Como os quatro eixos (Educação, Habitação, Soluções Urbanas e Negócios) se conectam e fortalecem este momento?
Eles se conectam de uma forma muito intrínseca, que é até difícil às vezes a dissociação deles. Ao mesmo tempo que eles se conectam direto com a questão de negócios, a gente vê uma relação intrínseca da garantia da habitação dessas pessoas. Porque os negócios se fortalecem, esses empreendedores conseguem manter suas famílias ali e a geração de emprego e a educação estão totalmente conectadas. Uma coisa está conectada na outra.
Já há um plano voltado para avaliar essas iniciativas?
Nós temos todo um processo no site, onde as pessoas entram, fazem a submissão e a gente tem um comitê executivo que faz a avaliação desses projetos e critérios. A gente agenda uma reunião com eles, faz uma avaliação e leva para o conselho deliberativo fazer as decisões. Hoje a gente já tem um processo criterioso para ver se, de fato, as soluções propostas são para um problema real e também em prol da regeneração.
O que vocês têm percebido de retorno de quem está recebendo o aporte?
Sempre tento diferenciar impacto e transformação social, porque para mim são processos dentro da mesma linha. Estamos conseguindo promover transformação social na ponta, através dessas doações, de uma forma mais ágil, porque no fim obviamente a gente tem um desafio de escala que o poder público vai ter que intervir. Auxiliar uma pessoa a sair de uma situação de vulnerabilidade por não ter uma habitação. e fornecer uma casa para ela, é um processo de transformação social, por exemplo.Temos uma área de monitoramento e aprendizagem, que faz essa análise constante dos projetos. A gente acredita que, no longo prazo, vamos ter muitos desdobramentos desses impactos para a transformação social.
Vocês acreditam que podem regenerar o pensamento e preparo para as mudanças climáticas na região?
Grande parte do objetivo do Regenera, para além da doação, é se a gente pode influenciar em diferentes camadas dentro da sociedade civil, com a população, o poder público, o setor privado para promoção de uma consciência coletiva em justiça climática. A gente aqui dentro olha muito para a mitigação, mas também olha para prevenção. Então, gerar esse tipo de aprendizado e esse tipo de produto, dessa reconstrução e regeneração, dessa mitigação e dessa prevenção, é um começo de um processo de mudança.

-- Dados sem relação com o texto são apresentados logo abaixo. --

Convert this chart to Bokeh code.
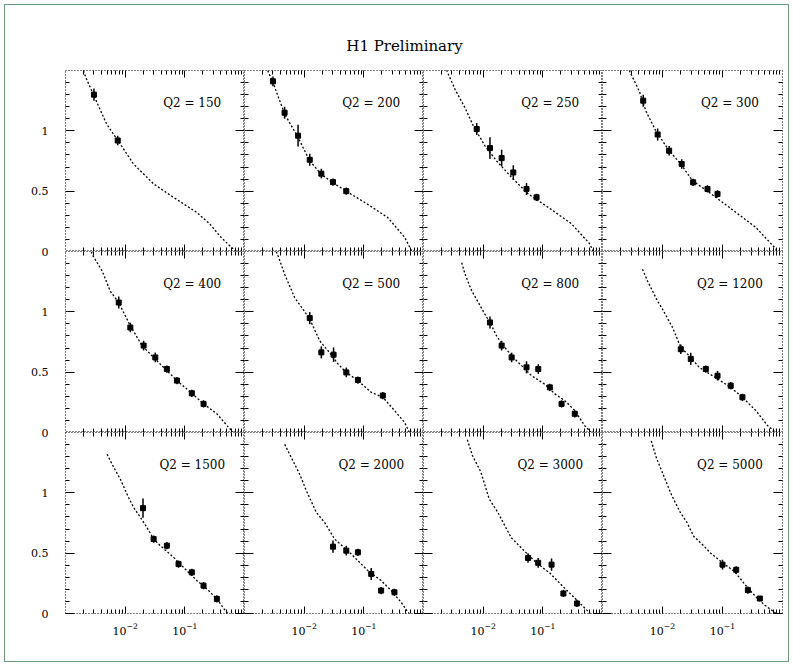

Acho que a gente não teve acesso a esse tipo de conteúdo e é algo que o Regenera quer mudar: ele entende que não vai mudar sozinho. Então a gente pensa em criar uma grande coalizão, uma mobilização, que é um verbo que a gente usa muito aqui dentro, com coletivos, instituições, fundações, poder público, advogados, instituições financeiras para discutir essa questão do Rio Grande do Sul como um grande laboratório para a gente pensar: '' Beleza, aconteceu lá, mas o que a gente faz para não acontecer mais?''. Acho que é uma grande pergunta que estamos fazendo de uma forma constante.